One can easily conclude the advances made in technology are so linear it must make what cam before it obsolete. If we come to this conclusion incorrectly, we end up moving backwards and forwards at the same time because we abandon the benefits of the predecessor.
For example: Analog watches require so little energy, they can be powered by the movement of the wrist itself. Cheaper versions can be powered by piezzoelectricity--that is, the current produced by just squeezing a little piece of quartz. In the move to digital, the watch must be fed from an external source in sessions of electrical downloads. At the same time, there are many things a smart watch can do that an analog watch cannot. Benefits are simply lost moving in both directions. So it is with many transitions from analog to digital if not smaller iterations of improvements.
What is tragic is our assumption that because improvements in analog products end up being digital, that new ideas must be digital to begin with. We assume we have exhausted the potential to invent in the simple macromechanical space. But that is an idea for another article.
Having overwhelmingly embraced technology, the move to digital, the cloud, and so on, I've come exhaustingly close to the edge of the hedonic treadmill. Being a hobbyist with fine writing instruments and paper now and then, I wanted to go "backwards" in some areas in my life to rethink my complete devotion to the digital world. Below are my personal experiences.
Flight information on your wrist with realtime synchronization.
I purchased a set of wrist bands in white. These are the kind that are glued together around your wrist when you attend an outdoor venue to show you haven't just walked around security and you have in fact paid your admission.
Using this, I wrote all the information I needed three times in case the band rotated, the information I needed was always in view. Whenever I needed to know the terminal, what seat I was in, when the flight boarded, took off or landed, I followed a single step algorithm to open up the data:
- Look at wrist
And to make a point, here are some of the steps I didn't need:
- Completely fail, because the battery ran out.
- The device decided to show me notifications instead. Poke my way back to whatever was set up to show me this info.
- The device didn't quite catch that I raised my wrist. Fiddle with it a bit to get away from the interstitial.
- Something else is open, maybe by mistake. Poke your way back.
- Remember which app I set up to store that info.
- Find the app among others.
- "No, I don't want to rate this app right now."
By carrying a pen with me, I could stop at one of the many hard-to-miss screens showing real time informationabout my flight and make any changes (real time sync!) to the band if needed.
Ultrawide, foldable, high resolution, always-on display with airplane mode.
I bought a newspaper while thinking to myself at the same time, "why am I doing this?" Yet the nostalgia of a good old fashioned physical newspaper came flooding back after reading just a few articles.
The display was foldable to match the viewing area that convenienced me at the time. I could open it so wide as to span my entire field of view or small enough to read with one hand or just put in my back pocket to free up both hands.

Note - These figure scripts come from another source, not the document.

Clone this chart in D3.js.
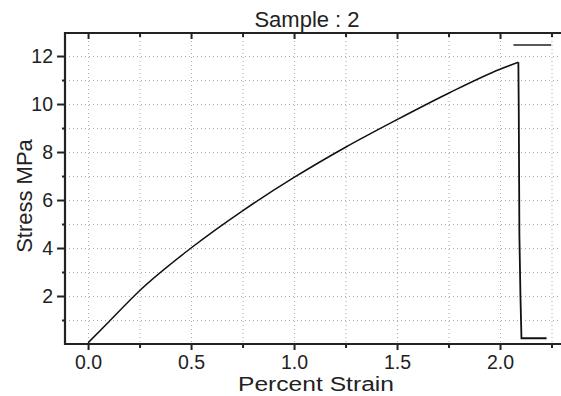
<!DOCTYPE html>
<html>
<head>
<meta charset="utf-8">
<script src="https://cdn.jsdelivr.net/npm/d3@7"></script>
<style>
  body { margin: 0; background: #fff; }
  svg { display: block; font-family: 'Liberation Sans', Arial, sans-serif; }
</style>
</head>
<body>
<div class="graph"></div>
<script>
// chart data //
let strain = [0, 0.1, 0.25, 0.5, 0.75, 1.0, 1.25, 1.5, 1.75, 2.0, 2.089, 2.091, 2.094, 2.099, 2.104, 2.226];
let stress = [0.05, 0.92, 2.22, 4.0, 5.55, 6.94, 8.2, 9.35, 10.45, 11.45, 11.74, 9.68, 4.54, 2.04, 0.24, 0.24];
let peakIndex = 10;

// short marker line at the top right
let markerX = [2.065, 2.248];
let markerY = [12.46, 12.46];

let xMajor = [0, 0.5, 1.0, 1.5, 2.0];
let xMinor = [0.25, 0.75, 1.25, 1.75, 2.25];
let yMajor = [2, 4, 6, 8, 10, 12];
let yMinor = [1, 3, 5, 7, 9, 11];

// sizes //
let w = 561;
let h = 396;
let pLeft = 65, pRight = 561, pTop = 33, pBottom = 344;

let svg = d3.select('.graph')
    .append('svg')
    .attr('width', w)
    .attr('height', h);

let xScale = d3.scaleLinear()
    .domain([-0.112, 2.296])
    .range([pLeft, pRight]);

let yScale = d3.scaleLinear()
    .domain([0, 12.96])
    .range([pBottom, pTop]);

// grid //
let grid = svg.append('g')
    .attr('stroke', '#a8a8a8')
    .attr('stroke-width', 1)
    .attr('stroke-dasharray', '1,3');

grid.selectAll('.vgrid')
    .data(xMajor.concat(xMinor))
    .enter()
    .append('line')
    .attr('x1', d => xScale(d) + 0.5)
    .attr('x2', d => xScale(d) + 0.5)
    .attr('y1', pTop)
    .attr('y2', pBottom);

grid.selectAll('.hgrid')
    .data(yMajor.concat(yMinor))
    .enter()
    .append('line')
    .attr('y1', d => Math.round(yScale(d)) + 0.5)
    .attr('y2', d => Math.round(yScale(d)) + 0.5)
    .attr('x1', pLeft)
    .attr('x2', pRight);

// axes //
let fmt = d3.format('.1f');

let xAxis = d3.axisBottom(xScale)
    .tickValues(xMajor)
    .tickFormat(fmt)
    .tickSize(6)
    .tickPadding(5);

let xAxisMinor = d3.axisBottom(xScale)
    .tickValues(xMinor)
    .tickFormat('')
    .tickSize(4);

let topAxis = d3.axisBottom(xScale)
    .tickValues(xMajor)
    .tickFormat('')
    .tickSize(6);

let topAxisMinor = d3.axisBottom(xScale)
    .tickValues(xMinor)
    .tickFormat('')
    .tickSize(4);

let yAxis = d3.axisLeft(yScale)
    .tickValues(yMajor)
    .tickSize(8)
    .tickPadding(4);

let yAxisMinor = d3.axisLeft(yScale)
    .tickValues(yMinor)
    .tickFormat('')
    .tickSize(3);

function styleAxis(g) {
    g.select('.domain').remove();
    g.selectAll('.tick line').attr('stroke', '#222').attr('stroke-width', 2);
    g.selectAll('.tick text')
        .attr('fill', '#222')
        .style('font-size', '19.5px')
        .style('font-family', "'Liberation Sans', Arial, sans-serif");
}

svg.append('g')
    .attr('transform', 'translate(0,' + pBottom + ')')
    .call(xAxis)
    .call(styleAxis);

svg.append('g')
    .attr('transform', 'translate(0,' + pBottom + ')')
    .call(xAxisMinor)
    .call(styleAxis);

svg.append('g')
    .attr('transform', 'translate(0,' + pTop + ')')
    .call(topAxis)
    .call(styleAxis);

svg.append('g')
    .attr('transform', 'translate(0,' + pTop + ')')
    .call(topAxisMinor)
    .call(styleAxis);

svg.append('g')
    .attr('transform', 'translate(' + pLeft + ',0)')
    .call(yAxis)
    .call(styleAxis);

svg.append('g')
    .attr('transform', 'translate(' + pLeft + ',0)')
    .call(yAxisMinor)
    .call(styleAxis);

// frame lines (left, bottom, top) //
let frame = svg.append('g').attr('stroke', '#222').attr('stroke-width', 2.2);
frame.append('line').attr('x1', pLeft).attr('x2', pLeft).attr('y1', pTop - 1).attr('y2', pBottom + 1);
frame.append('line').attr('x1', pLeft).attr('x2', pRight).attr('y1', pBottom).attr('y2', pBottom);
frame.append('line').attr('x1', pLeft).attr('x2', pRight).attr('y1', pTop).attr('y2', pTop);

// curve: smooth rising part, straight drop after fracture //
let points = strain.map((s, i) => [s, stress[i]]);

let smooth = d3.line()
    .x(d => xScale(d[0]))
    .y(d => yScale(d[1]))
    .curve(d3.curveMonotoneX);

let straight = d3.line()
    .x(d => xScale(d[0]))
    .y(d => yScale(d[1]));

svg.append('path')
    .datum(points.slice(0, peakIndex + 1))
    .attr('d', smooth)
    .attr('fill', 'none')
    .attr('stroke', '#111')
    .attr('stroke-width', 1.5);

svg.append('path')
    .datum(points.slice(peakIndex))
    .attr('d', straight)
    .attr('fill', 'none')
    .attr('stroke', '#111')
    .attr('stroke-width', 1.8);

svg.append('path')
    .datum(markerX.map((m, i) => [m, markerY[i]]))
    .attr('d', straight)
    .attr('fill', 'none')
    .attr('stroke', '#222')
    .attr('stroke-width', 1.6);

// labels //
svg.append('text')
    .attr('x', (pLeft + pRight) / 2 - 6)
    .attr('y', 27)
    .attr('text-anchor', 'middle')
    .attr('fill', '#222')
    .style('font-size', '22px')
    .text('Sample : 2');

svg.append('text')
    .attr('x', 316)
    .attr('y', 391)
    .attr('text-anchor', 'middle')
    .attr('fill', '#222')
    .attr('textLength', 156)
    .attr('lengthAdjust', 'spacingAndGlyphs')
    .style('font-size', '20px')
    .text('Percent Strain');

svg.append('text')
    .attr('transform', 'translate(32,196) rotate(-90)')
    .attr('text-anchor', 'middle')
    .attr('fill', '#222')
    .style('font-size', '22px')
    .text('Stress MPa');
</script>
</body>
</html>
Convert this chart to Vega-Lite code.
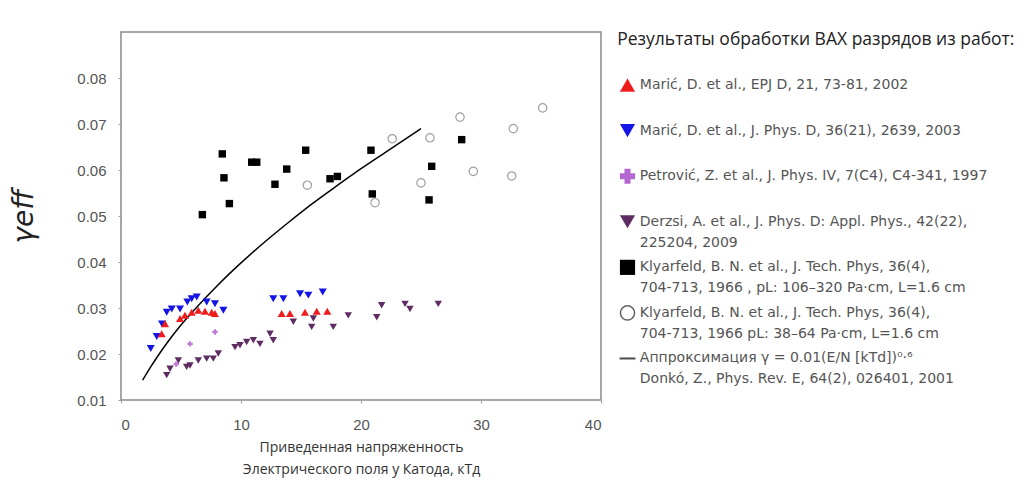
{
  "$schema": "https://vega.github.io/schema/vega-lite/v6.json",
  "background": "white",
  "padding": {"left": 10, "top": 30, "right": 5, "bottom": 5},
  "spacing": 4,
  "config": {
    "view": {"stroke": null},
    "font": "Liberation Sans"
  },
  "datasets": {
    "pts": [
      {"s": "blk", "x": 6.78, "y": 0.0503},
      {"s": "blk", "x": 8.44, "y": 0.0635},
      {"s": "blk", "x": 8.58, "y": 0.0583},
      {"s": "blk", "x": 9.03, "y": 0.0527},
      {"s": "blk", "x": 10.89, "y": 0.0617},
      {"s": "blk", "x": 11.31, "y": 0.0617},
      {"s": "blk", "x": 12.83, "y": 0.0569},
      {"s": "blk", "x": 13.81, "y": 0.0602},
      {"s": "blk", "x": 15.39, "y": 0.0643},
      {"s": "blk", "x": 17.42, "y": 0.0581},
      {"s": "blk", "x": 18.03, "y": 0.0586},
      {"s": "blk", "x": 20.83, "y": 0.0643},
      {"s": "blk", "x": 20.94, "y": 0.0548},
      {"s": "blk", "x": 25.89, "y": 0.0608},
      {"s": "blk", "x": 25.67, "y": 0.0535},
      {"s": "blk", "x": 28.39, "y": 0.0666},
      {"s": "circ", "x": 15.53, "y": 0.0567},
      {"s": "circ", "x": 21.17, "y": 0.0529},
      {"s": "circ", "x": 22.6, "y": 0.0668},
      {"s": "circ", "x": 25.75, "y": 0.067},
      {"s": "circ", "x": 25.0, "y": 0.0572},
      {"s": "circ", "x": 28.25, "y": 0.0715},
      {"s": "circ", "x": 29.36, "y": 0.0597},
      {"s": "circ", "x": 32.69, "y": 0.069},
      {"s": "circ", "x": 32.56, "y": 0.0587},
      {"s": "circ", "x": 35.14, "y": 0.0735},
      {"s": "blue", "x": 2.48, "y": 0.0212},
      {"s": "blue", "x": 2.98, "y": 0.0238},
      {"s": "blue", "x": 3.42, "y": 0.0265},
      {"s": "blue", "x": 3.81, "y": 0.0291},
      {"s": "blue", "x": 4.23, "y": 0.0298},
      {"s": "blue", "x": 4.92, "y": 0.0298},
      {"s": "blue", "x": 5.53, "y": 0.0313},
      {"s": "blue", "x": 5.89, "y": 0.032},
      {"s": "blue", "x": 6.31, "y": 0.0324},
      {"s": "blue", "x": 7.14, "y": 0.0313},
      {"s": "blue", "x": 7.83, "y": 0.0309},
      {"s": "blue", "x": 8.53, "y": 0.0295},
      {"s": "blue", "x": 12.69, "y": 0.032},
      {"s": "blue", "x": 13.53, "y": 0.032},
      {"s": "blue", "x": 14.92, "y": 0.0331},
      {"s": "blue", "x": 15.61, "y": 0.0328},
      {"s": "blue", "x": 16.81, "y": 0.0335},
      {"s": "red", "x": 3.39, "y": 0.0244},
      {"s": "red", "x": 3.67, "y": 0.0266},
      {"s": "red", "x": 4.92, "y": 0.0277},
      {"s": "red", "x": 5.33, "y": 0.0284},
      {"s": "red", "x": 5.89, "y": 0.0291},
      {"s": "red", "x": 6.44, "y": 0.0295},
      {"s": "red", "x": 7.0, "y": 0.0293},
      {"s": "red", "x": 7.56, "y": 0.0291},
      {"s": "red", "x": 7.83, "y": 0.0288},
      {"s": "red", "x": 13.39, "y": 0.0288},
      {"s": "red", "x": 14.08, "y": 0.0288},
      {"s": "red", "x": 15.33, "y": 0.0291},
      {"s": "red", "x": 16.31, "y": 0.0293},
      {"s": "red", "x": 17.19, "y": 0.0293},
      {"s": "pur", "x": 3.81, "y": 0.0154},
      {"s": "pur", "x": 4.08, "y": 0.0168},
      {"s": "pur", "x": 4.78, "y": 0.0186},
      {"s": "pur", "x": 5.47, "y": 0.0172},
      {"s": "pur", "x": 5.75, "y": 0.0175},
      {"s": "pur", "x": 6.44, "y": 0.0186},
      {"s": "pur", "x": 7.14, "y": 0.019},
      {"s": "pur", "x": 7.69, "y": 0.019},
      {"s": "pur", "x": 8.11, "y": 0.0201},
      {"s": "pur", "x": 9.5, "y": 0.0215},
      {"s": "pur", "x": 9.92, "y": 0.0219},
      {"s": "pur", "x": 10.47, "y": 0.0226},
      {"s": "pur", "x": 11.03, "y": 0.023},
      {"s": "pur", "x": 11.58, "y": 0.0222},
      {"s": "pur", "x": 12.42, "y": 0.0244},
      {"s": "pur", "x": 12.69, "y": 0.023},
      {"s": "pur", "x": 14.36, "y": 0.027},
      {"s": "pur", "x": 15.89, "y": 0.0259},
      {"s": "pur", "x": 16.03, "y": 0.0277},
      {"s": "pur", "x": 17.69, "y": 0.0259},
      {"s": "pur", "x": 18.94, "y": 0.0284},
      {"s": "pur", "x": 21.31, "y": 0.028},
      {"s": "pur", "x": 21.72, "y": 0.0306},
      {"s": "pur", "x": 23.67, "y": 0.0309},
      {"s": "pur", "x": 24.08, "y": 0.0298},
      {"s": "pur", "x": 26.44, "y": 0.0309},
      {"s": "mag", "x": 5.75, "y": 0.0222},
      {"s": "mag", "x": 7.83, "y": 0.0248},
      {"s": "mag", "x": 4.6, "y": 0.0178}
    ],
    "fit": [
      {"x": 1.8, "y": 0.0143},
      {"x": 2.5, "y": 0.0173},
      {"x": 3, "y": 0.0193},
      {"x": 4, "y": 0.023},
      {"x": 5, "y": 0.0263},
      {"x": 6, "y": 0.0293},
      {"x": 7, "y": 0.0321},
      {"x": 8, "y": 0.0348},
      {"x": 10, "y": 0.0398},
      {"x": 12, "y": 0.0444},
      {"x": 14, "y": 0.0487},
      {"x": 16, "y": 0.0528},
      {"x": 18, "y": 0.0566},
      {"x": 20, "y": 0.0603},
      {"x": 22, "y": 0.0638},
      {"x": 25, "y": 0.069}
    ],
    "leg": [
      {"key": "red", "label": "Marić, D. et al., EPJ D, 21, 73-81, 2002"},
      {"key": "blue", "label": "Marić, D. et al., J. Phys. D, 36(21), 2639, 2003"},
      {"key": "mag", "label": "Petrović, Z. et al., J. Phys. IV, 7(C4), C4-341, 1997"},
      {"key": "pur", "label": "Derzsi, A. et al., J. Phys. D: Appl. Phys., 42(22),\n225204, 2009"},
      {"key": "blk", "label": "Klyarfeld, B. N. et al., J. Tech. Phys, 36(4),\n704-713, 1966 , pL: 106–320 Pa·cm, L=1.6 cm"},
      {"key": "circ", "label": "Klyarfeld, B. N. et al., J. Tech. Phys, 36(4),\n704-713, 1966 pL: 38–64 Pa·cm, L=1.6 cm"},
      {"key": "fit", "label": "Аппроксимация γ = 0.01(E/N [kTd])⁰·⁶\nDonkó, Z., Phys. Rev. E, 64(2), 026401, 2001"}
    ]
  },
  "hconcat": [
    {
      "width": 480,
      "height": 368,
      "view": {"stroke": "#8a8a8a", "strokeWidth": 1.5},
      "layer": [
        {
          "data": {"name": "fit"},
          "mark": {"type": "line", "color": "black", "strokeWidth": 1.5, "interpolate": "monotone"},
          "encoding": {
            "x": {"field": "x", "type": "quantitative", "scale": {"domain": [0, 40], "nice": false},
              "axis": {"values": [0, 10, 20, 30, 40], "title": ["Приведенная напряженность", "Электрического поля у Катода, кТд"],
                "domain": false, "grid": false, "tickSize": 3, "tickColor": "#999", "labelPadding": 14,
                "labelFontSize": 15, "labelColor": "#555", "labelFont": "Liberation Sans",
                "titleFont": "Open Sans", "titleFontWeight": "normal", "titleFontSize": 14, "titleColor": "#333", "titlePadding": 8, "titleLineHeight": 22}},
            "y": {"field": "y", "type": "quantitative", "scale": {"domain": [0.01, 0.09], "nice": false, "zero": false},
              "axis": {"values": [0.01, 0.02, 0.03, 0.04, 0.05, 0.06, 0.07, 0.08], "format": ".2f", "title": "γeff",
                "domain": false, "grid": false, "tickSize": 3, "tickColor": "#999", "labelPadding": 12,
                "labelFontSize": 15, "labelColor": "#555", "labelFont": "Liberation Sans",
                "titleFont": "DejaVu Sans", "titleFontStyle": "italic", "titleFontWeight": "normal", "titleFontSize": 28, "titleColor": "#222", "titlePadding": 38}}
          }
        },
        {
          "data": {"name": "pts"},
          "transform": [{"filter": "datum.s == 'circ'"}],
          "mark": {"type": "point", "shape": "circle", "filled": false, "stroke": "#777", "strokeWidth": 1.2, "size": 70},
          "encoding": {"x": {"field": "x", "type": "quantitative"}, "y": {"field": "y", "type": "quantitative"}}
        },
        {
          "data": {"name": "pts"},
          "transform": [{"filter": "datum.s == 'blk'"}],
          "mark": {"type": "point", "shape": "square", "filled": true, "color": "black", "opacity": 1, "size": 55},
          "encoding": {"x": {"field": "x", "type": "quantitative"}, "y": {"field": "y", "type": "quantitative"}}
        },
        {
          "data": {"name": "pts"},
          "transform": [{"filter": "datum.s == 'pur'"}],
          "mark": {"type": "point", "shape": "triangle-down", "filled": true, "color": "#5e2c63", "opacity": 1, "size": 55},
          "encoding": {"x": {"field": "x", "type": "quantitative"}, "y": {"field": "y", "type": "quantitative"}}
        },
        {
          "data": {"name": "pts"},
          "transform": [{"filter": "datum.s == 'mag'"}],
          "mark": {"type": "point", "shape": "cross", "filled": true, "color": "#c27ad8", "opacity": 1, "size": 30},
          "encoding": {"x": {"field": "x", "type": "quantitative"}, "y": {"field": "y", "type": "quantitative"}}
        },
        {
          "data": {"name": "pts"},
          "transform": [{"filter": "datum.s == 'blue'"}],
          "mark": {"type": "point", "shape": "triangle-down", "filled": true, "color": "#1414e6", "opacity": 1, "size": 65},
          "encoding": {"x": {"field": "x", "type": "quantitative"}, "y": {"field": "y", "type": "quantitative"}}
        },
        {
          "data": {"name": "pts"},
          "transform": [{"filter": "datum.s == 'red'"}],
          "mark": {"type": "point", "shape": "triangle-up", "filled": true, "color": "#ee1c1c", "opacity": 1, "size": 65},
          "encoding": {"x": {"field": "x", "type": "quantitative"}, "y": {"field": "y", "type": "quantitative"}}
        }
      ]
    },
    {
      "width": 410,
      "height": 334,
      "layer": [
        {
          "data": {"values": [{"key": "hdr", "label": "Результаты обработки ВАХ разрядов из работ:"}]},
          "mark": {"type": "text", "align": "left", "baseline": "middle", "font": "Open Sans", "fontSize": 17.5, "color": "#222"},
          "encoding": {
            "x": {"datum": 2.5, "type": "quantitative", "scale": {"domain": [0, 100]}, "axis": null},
            "y": {"field": "key", "type": "ordinal", "scale": {"type": "point", "domain": ["hdr", "red", "blue", "mag", "pur", "blk", "circ", "fit"], "padding": 0.165}, "axis": null},
            "text": {"field": "label"}
          }
        },
        {
          "data": {"name": "leg"},
          "mark": {"type": "text", "align": "left", "baseline": "middle", "font": "DejaVu Sans", "fontSize": 14, "color": "#555", "lineBreak": "\n", "lineHeight": 21},
          "encoding": {
            "x": {"datum": 8, "type": "quantitative"},
            "y": {"field": "key", "type": "ordinal"},
            "text": {"field": "label"}
          }
        },
        {
          "data": {"name": "leg"},
          "transform": [{"filter": "datum.key != 'circ' && datum.key != 'fit'"}],
          "mark": {"type": "point", "filled": true, "opacity": 1, "size": 220},
          "encoding": {
            "x": {"datum": 5, "type": "quantitative"},
            "y": {"field": "key", "type": "ordinal"},
            "shape": {"field": "key", "type": "nominal", "scale": {"domain": ["red", "blue", "mag", "pur", "blk"], "range": ["triangle-up", "triangle-down", "cross", "triangle-down", "square"]}, "legend": null},
            "color": {"field": "key", "type": "nominal", "scale": {"domain": ["red", "blue", "mag", "pur", "blk"], "range": ["#ee1c1c", "#1414e6", "#b467d0", "#5e2c63", "#000000"]}, "legend": null},
            "size": {"field": "key", "type": "nominal", "scale": {"domain": ["red", "blue", "mag", "pur", "blk"], "range": [230, 230, 50, 230, 260]}, "legend": null}
          }
        },
        {
          "data": {"name": "leg"},
          "transform": [{"filter": "datum.key == 'circ'"}],
          "mark": {"type": "point", "shape": "circle", "filled": false, "stroke": "#222", "strokeWidth": 1.5, "size": 200},
          "encoding": {
            "x": {"datum": 5, "type": "quantitative"},
            "y": {"field": "key", "type": "ordinal"}
          }
        },
        {
          "data": {"name": "leg"},
          "transform": [{"filter": "datum.key == 'fit'"}],
          "mark": {"type": "point", "shape": "stroke", "filled": false, "stroke": "#000", "strokeWidth": 2, "size": 250},
          "encoding": {
            "x": {"datum": 5, "type": "quantitative"},
            "y": {"field": "key", "type": "ordinal"}
          }
        }
      ]
    }
  ]
}
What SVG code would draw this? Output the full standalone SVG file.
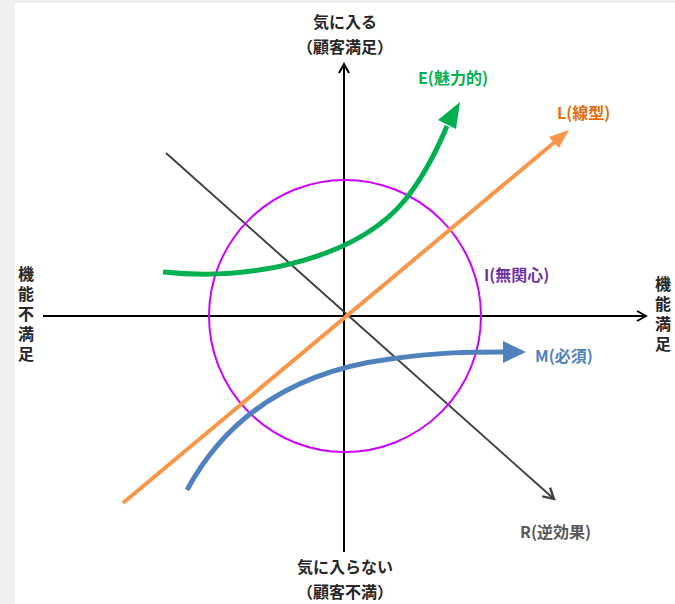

I could leave it on a table with the article I wanted to casually read bits and pieces of. I didn't have to wake the screen or worry about draining its battery. Whenever I passed by the table, it was ready for viewing.
Similarly, it's designed in a way to need no security features. Purchasing the device inherently and permanently authenticated it for my use. No session timeouts here. Payment options were flexible. I could purhcase single articles or opt for a subscription delivered to me daily.
This also means I can share articles with whomever I want. No limits, no need to verify their email matches the account they want to use. I can even share entire sections with multiple people around me at the same time while I read a section of my own. I did all this literally faster than a bluetooth transfer.
By the way, you can share just part of an article too, or highlight, make annotations and drawings, or leave a note next to the part you want to share.
While I was getting on the plane, I thought nothing of shoving it into thin spaces without damaging the device. I could put it in the pouch in front of me, between seats or under heavy objects. There's no glass in the display, so it's vacuously unbreakable. Speaking of airplane mode, all of the data is synced to the device, so it's in permanent airplane mode.
The device is also made from 100% recycled materials and is so friendly to the environment, the entire thing can be composted or reused for different hobby projects, even as a training pad for a new puppy.
There is no protection plan needed for the device because the replacement cost is just a few dollars. And that's for a fully upgraded version.
Ad-blocking was flawless. Many ads could be permanently disabled because they came in a glossy consolidated insert that could be swiped away easily. Others lived on full pages that never moved the reading area out of view while reading because they were placed there statically in advance.